Records with drawing code:

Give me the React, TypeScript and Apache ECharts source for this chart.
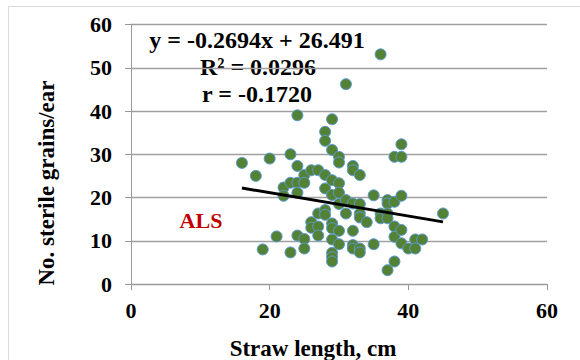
import React, { useEffect, useRef } from "react";
import * as echarts from "echarts";

const strawLength: number[] = [
  16, 18, 20, 19, 21, 23, 23, 22, 22, 23, 24, 24, 24, 24, 24, 25, 25, 25, 25, 26,
  26, 26, 27, 27, 27, 27, 28, 28, 28, 28, 28, 28, 29, 29, 29, 29, 29, 29, 29, 29,
  29, 29, 30, 30, 30, 30, 30, 30, 30, 31, 31, 31, 32, 32, 32, 32, 32, 32, 33, 33,
  33, 33, 33, 33, 34, 35, 35, 36, 36, 36, 37, 37, 37, 37, 37, 38, 38, 38, 38, 38,
  39, 39, 39, 39, 39, 40, 41, 41, 42, 45,
];
const sterileGrains: number[] = [
  28, 25, 29, 8, 11, 30, 7.3, 22.3, 20.4, 23.4, 39, 27.3, 23.4, 21.1, 11.2, 25.2, 23.4, 10.4, 8.2, 26.3,
  14.3, 13, 26.3, 16.3, 13.3, 11.2, 35.2, 33.1, 25.2, 22.1, 17.1, 16, 38.1, 31, 24, 20.6, 14, 12.9, 10.3, 7.2,
  6.2, 5.2, 29.4, 28.1, 23.3, 21.1, 18.5, 12.3, 9.2, 46.2, 19.4, 16.3, 27.3, 26.3, 18.6, 12.3, 9, 8.2, 25.2, 18.5,
  16.3, 15.4, 8.2, 7.3, 14.3, 20.5, 9.2, 53.1, 16.3, 15.2, 19.4, 18.6, 16.3, 15.2, 3.2, 29.4, 19, 13.3, 10.9, 5.2,
  32.3, 29.4, 20.4, 12.5, 9.4, 8.2, 10.3, 8.2, 10.3, 16.3,
];
const slope = -0.2694;
const intercept = 26.491;
const trendRange: number[] = [16, 45];
const xTicks = { min: 0, max: 60, interval: 20 };
const yTicks = { min: 0, max: 60, interval: 10 };
const equationLines: string[] = ["y = -0.2694x + 26.491", "R² = 0.0296", "r = -0.1720"];
const groupLabel = "ALS";
const xTitle = "Straw length, cm";
const yTitle = "No. sterile grains/ear";

const FONT = "'Liberation Serif', 'Times New Roman', serif";

export default function App() {
  const ref = useRef<HTMLDivElement>(null);
  useEffect(() => {
    if (!ref.current) return;
    const chart = echarts.init(ref.current, undefined, { renderer: "svg" });
    const points = strawLength.map((x, i) => [x, sterileGrains[i]]);
    const trend = trendRange.map((x) => [x, slope * x + intercept]);
    const textStyle = (size: number, color = "#000") => ({
      fill: color,
      font: `bold ${size}px ${FONT}`,
      textAlign: "center",
      textVerticalAlign: "middle",
    });
    chart.setOption({
      animation: false,
      backgroundColor: "#fff",
      grid: { left: 131, right: 33, top: 24.5, bottom: 76, outerBoundsMode: "none" },
      xAxis: {
        type: "value",
        ...xTicks,
        splitLine: { show: false },
        axisLine: { show: true, lineStyle: { color: "#999", width: 1 } },
        axisTick: { show: true, length: 6, lineStyle: { color: "#999" } },
        axisLabel: { color: "#000", fontFamily: FONT, fontWeight: "bold", fontSize: 22, margin: 15 },
      },
      yAxis: {
        type: "value",
        ...yTicks,
        splitLine: { show: true, lineStyle: { color: "#a0a0a0", width: 1.3 } },
        axisLine: { show: true, lineStyle: { color: "#999", width: 1 } },
        axisTick: { show: true, length: 6, lineStyle: { color: "#999" } },
        axisLabel: { color: "#000", fontFamily: FONT, fontWeight: "bold", fontSize: 22, margin: 19 },
      },
      series: [
        {
          type: "scatter",
          data: points,
          symbol: "circle",
          symbolSize: 11,
          itemStyle: { color: "#548235", borderColor: "#5b9bd5", borderWidth: 1, opacity: 1 },
          z: 2,
        },
        {
          type: "line",
          data: trend,
          symbol: "none",
          lineStyle: { color: "#000", width: 3 },
          z: 3,
        },
      ],
      graphic: [
        {
          type: "rect",
          shape: { x: 8.5, y: 6.5, width: 620, height: 420 },
          style: { fill: "none", stroke: "#d9d9d9", lineWidth: 1 },
          silent: true,
        },
        { type: "text", x: 257, y: 40, style: { text: equationLines[0], ...textStyle(24) } },
        { type: "text", x: 258, y: 67, style: { text: equationLines[1], ...textStyle(24) } },
        { type: "text", x: 257, y: 94, style: { text: equationLines[2], ...textStyle(24) } },
        { type: "text", x: 201, y: 220, style: { text: groupLabel, ...textStyle(22, "#c00000") } },
        { type: "text", x: 313, y: 348, style: { text: xTitle, ...textStyle(23) } },
        {
          type: "text",
          x: 46,
          y: 183,
          rotation: Math.PI / 2,
          style: { text: yTitle, ...textStyle(23) },
        },
      ],
    });
    return () => chart.dispose();
  }, []);
  return (
    <div
      ref={ref}
      style={{ position: "fixed", left: 0, top: 0, width: 580, height: 360, background: "#fff" }}
    />
  );
}
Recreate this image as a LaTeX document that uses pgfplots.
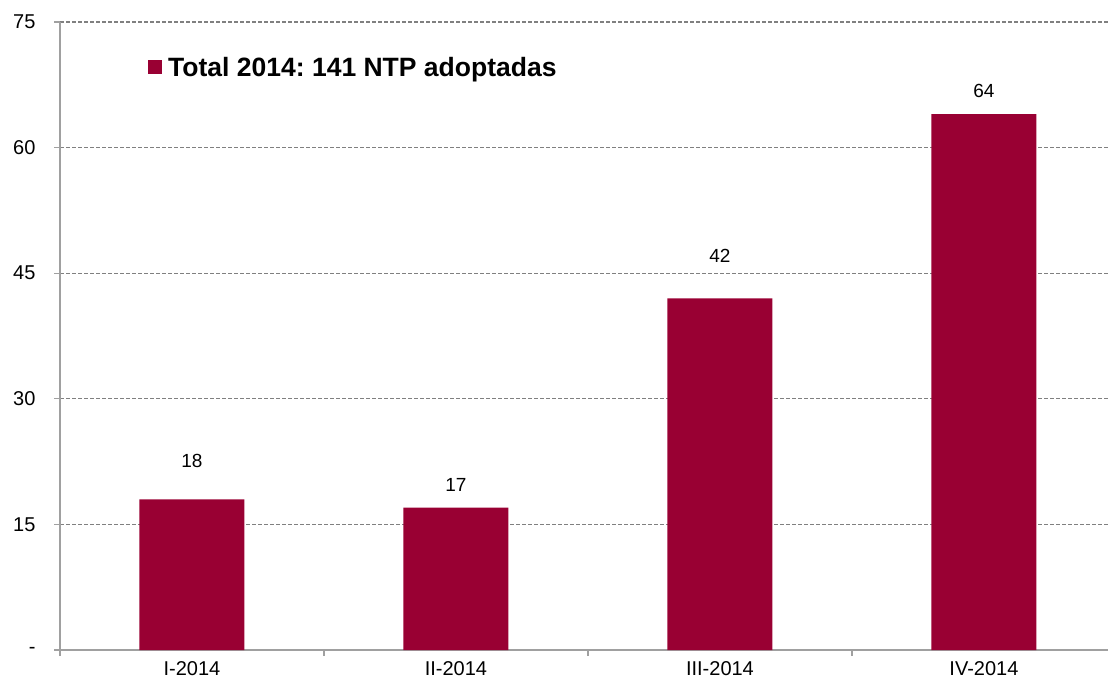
\documentclass[border=0pt]{standalone}
\usepackage{pgfplots}
\pgfplotsset{compat=1.18}
\usepackage{fontspec}
\setmainfont{Liberation Sans}
\definecolor{barc}{HTML}{990033}
\definecolor{gridc}{HTML}{808080}
\definecolor{axc}{HTML}{A0A0A0}
\pgfplotstableread{
x y off
0 18 28
1 17 13
2 42 32
3 64 13
}\datatab
\frenchspacing
\begin{document}
\begin{tikzpicture}
\useasboundingbox (0,0) rectangle (1108pt,686pt);
\begin{axis}[
  at={(60pt,36pt)}, anchor=south west,
  scale only axis, width=1048pt, height=628pt,
  xmin=-0.5, xmax=3.47, ymin=0, ymax=75,
  ybar,
  axis lines=left, axis line style={-, draw=axc, line width=1.3pt},
  xtick={0,1,2,3}, xticklabels={I-2014,II-2014,III-2014,IV-2014},
  minor xtick={-0.5,0.5,1.5,2.5},
  ytick={0,15,30,45,60,75}, yticklabels={-,15,30,45,60,75},
  tick align=outside,
  major x tick style={draw=none},
  minor x tick style={draw=axc, line width=1.3pt},
  minor tick length=6pt,
  major tick length=6pt,
  ytick style={draw=axc, line width=1.3pt},
  ymajorgrids,
  grid style={draw=gridc, dash pattern=on 4pt off 2pt, line width=1.2pt},
  tick label style={font=\fontsize{20}{24}\selectfont},
  yticklabel style={xshift=-15pt},
  xticklabel style={yshift=-2pt},
  /pgf/number format/assume math mode=true,
  legend style={at={(0.084,0.928)}, anchor=west, draw=none, fill=none,
    font=\bfseries\fontsize{26.5}{30}\selectfont, inner sep=0pt},
  legend image code/.code={\fill[barc] (0pt,-7pt) rectangle (14pt,7pt); \path (18pt,0pt);},
]
\addplot[fill=barc, draw=none, bar width=105pt,
  visualization depends on={\thisrow{off}\as\off},
  nodes near coords,
  nodes near coords style={font=\fontsize{19}{22}\selectfont, color=black, yshift=\off}]
  table[x=x, y=y] {\datatab};
\addlegendentry{Total 2014: 141 NTP adoptadas}
\end{axis}
\end{tikzpicture}
\end{document}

# WHAT THIS TASK INVOLVES:
Reproduce the entries above word for word. Pictures stay out.

# FULL SOLUTION:
Give me the React, TypeScript and Apache ECharts source for this chart.
import React, { useEffect, useRef } from "react";
import * as echarts from "echarts";

const strawLength: number[] = [
  16, 18, 20, 19, 21, 23, 23, 22, 22, 23, 24, 24, 24, 24, 24, 25, 25, 25, 25, 26,
  26, 26, 27, 27, 27, 27, 28, 28, 28, 28, 28, 28, 29, 29, 29, 29, 29, 29, 29, 29,
  29, 29, 30, 30, 30, 30, 30, 30, 30, 31, 31, 31, 32, 32, 32, 32, 32, 32, 33, 33,
  33, 33, 33, 33, 34, 35, 35, 36, 36, 36, 37, 37, 37, 37, 37, 38, 38, 38, 38, 38,
  39, 39, 39, 39, 39, 40, 41, 41, 42, 45,
];
const sterileGrains: number[] = [
  28, 25, 29, 8, 11, 30, 7.3, 22.3, 20.4, 23.4, 39, 27.3, 23.4, 21.1, 11.2, 25.2, 23.4, 10.4, 8.2, 26.3,
  14.3, 13, 26.3, 16.3, 13.3, 11.2, 35.2, 33.1, 25.2, 22.1, 17.1, 16, 38.1, 31, 24, 20.6, 14, 12.9, 10.3, 7.2,
  6.2, 5.2, 29.4, 28.1, 23.3, 21.1, 18.5, 12.3, 9.2, 46.2, 19.4, 16.3, 27.3, 26.3, 18.6, 12.3, 9, 8.2, 25.2, 18.5,
  16.3, 15.4, 8.2, 7.3, 14.3, 20.5, 9.2, 53.1, 16.3, 15.2, 19.4, 18.6, 16.3, 15.2, 3.2, 29.4, 19, 13.3, 10.9, 5.2,
  32.3, 29.4, 20.4, 12.5, 9.4, 8.2, 10.3, 8.2, 10.3, 16.3,
];
const slope = -0.2694;
const intercept = 26.491;
const trendRange: number[] = [16, 45];
const xTicks = { min: 0, max: 60, interval: 20 };
const yTicks = { min: 0, max: 60, interval: 10 };
const equationLines: string[] = ["y = -0.2694x + 26.491", "R² = 0.0296", "r = -0.1720"];
const groupLabel = "ALS";
const xTitle = "Straw length, cm";
const yTitle = "No. sterile grains/ear";

const FONT = "'Liberation Serif', 'Times New Roman', serif";

export default function App() {
  const ref = useRef<HTMLDivElement>(null);
  useEffect(() => {
    if (!ref.current) return;
    const chart = echarts.init(ref.current, undefined, { renderer: "svg" });
    const points = strawLength.map((x, i) => [x, sterileGrains[i]]);
    const trend = trendRange.map((x) => [x, slope * x + intercept]);
    const textStyle = (size: number, color = "#000") => ({
      fill: color,
      font: `bold ${size}px ${FONT}`,
      textAlign: "center",
      textVerticalAlign: "middle",
    });
    chart.setOption({
      animation: false,
      backgroundColor: "#fff",
      grid: { left: 131, right: 33, top: 24.5, bottom: 76, outerBoundsMode: "none" },
      xAxis: {
        type: "value",
        ...xTicks,
        splitLine: { show: false },
        axisLine: { show: true, lineStyle: { color: "#999", width: 1 } },
        axisTick: { show: true, length: 6, lineStyle: { color: "#999" } },
        axisLabel: { color: "#000", fontFamily: FONT, fontWeight: "bold", fontSize: 22, margin: 15 },
      },
      yAxis: {
        type: "value",
        ...yTicks,
        splitLine: { show: true, lineStyle: { color: "#a0a0a0", width: 1.3 } },
        axisLine: { show: true, lineStyle: { color: "#999", width: 1 } },
        axisTick: { show: true, length: 6, lineStyle: { color: "#999" } },
        axisLabel: { color: "#000", fontFamily: FONT, fontWeight: "bold", fontSize: 22, margin: 19 },
      },
      series: [
        {
          type: "scatter",
          data: points,
          symbol: "circle",
          symbolSize: 11,
          itemStyle: { color: "#548235", borderColor: "#5b9bd5", borderWidth: 1, opacity: 1 },
          z: 2,
        },
        {
          type: "line",
          data: trend,
          symbol: "none",
          lineStyle: { color: "#000", width: 3 },
          z: 3,
        },
      ],
      graphic: [
        {
          type: "rect",
          shape: { x: 8.5, y: 6.5, width: 620, height: 420 },
          style: { fill: "none", stroke: "#d9d9d9", lineWidth: 1 },
          silent: true,
        },
        { type: "text", x: 257, y: 40, style: { text: equationLines[0], ...textStyle(24) } },
        { type: "text", x: 258, y: 67, style: { text: equationLines[1], ...textStyle(24) } },
        { type: "text", x: 257, y: 94, style: { text: equationLines[2], ...textStyle(24) } },
        { type: "text", x: 201, y: 220, style: { text: groupLabel, ...textStyle(22, "#c00000") } },
        { type: "text", x: 313, y: 348, style: { text: xTitle, ...textStyle(23) } },
        {
          type: "text",
          x: 46,
          y: 183,
          rotation: Math.PI / 2,
          style: { text: yTitle, ...textStyle(23) },
        },
      ],
    });
    return () => chart.dispose();
  }, []);
  return (
    <div
      ref={ref}
      style={{ position: "fixed", left: 0, top: 0, width: 580, height: 360, background: "#fff" }}
    />
  );
}
Recreate this image as a LaTeX document that uses pgfplots.
\documentclass[border=0pt]{standalone}
\usepackage{pgfplots}
\pgfplotsset{compat=1.18}
\usepackage{fontspec}
\setmainfont{Liberation Sans}
\definecolor{barc}{HTML}{990033}
\definecolor{gridc}{HTML}{808080}
\definecolor{axc}{HTML}{A0A0A0}
\pgfplotstableread{
x y off
0 18 28
1 17 13
2 42 32
3 64 13
}\datatab
\frenchspacing
\begin{document}
\begin{tikzpicture}
\useasboundingbox (0,0) rectangle (1108pt,686pt);
\begin{axis}[
  at={(60pt,36pt)}, anchor=south west,
  scale only axis, width=1048pt, height=628pt,
  xmin=-0.5, xmax=3.47, ymin=0, ymax=75,
  ybar,
  axis lines=left, axis line style={-, draw=axc, line width=1.3pt},
  xtick={0,1,2,3}, xticklabels={I-2014,II-2014,III-2014,IV-2014},
  minor xtick={-0.5,0.5,1.5,2.5},
  ytick={0,15,30,45,60,75}, yticklabels={-,15,30,45,60,75},
  tick align=outside,
  major x tick style={draw=none},
  minor x tick style={draw=axc, line width=1.3pt},
  minor tick length=6pt,
  major tick length=6pt,
  ytick style={draw=axc, line width=1.3pt},
  ymajorgrids,
  grid style={draw=gridc, dash pattern=on 4pt off 2pt, line width=1.2pt},
  tick label style={font=\fontsize{20}{24}\selectfont},
  yticklabel style={xshift=-15pt},
  xticklabel style={yshift=-2pt},
  /pgf/number format/assume math mode=true,
  legend style={at={(0.084,0.928)}, anchor=west, draw=none, fill=none,
    font=\bfseries\fontsize{26.5}{30}\selectfont, inner sep=0pt},
  legend image code/.code={\fill[barc] (0pt,-7pt) rectangle (14pt,7pt); \path (18pt,0pt);},
]
\addplot[fill=barc, draw=none, bar width=105pt,
  visualization depends on={\thisrow{off}\as\off},
  nodes near coords,
  nodes near coords style={font=\fontsize{19}{22}\selectfont, color=black, yshift=\off}]
  table[x=x, y=y] {\datatab};
\addlegendentry{Total 2014: 141 NTP adoptadas}
\end{axis}
\end{tikzpicture}
\end{document}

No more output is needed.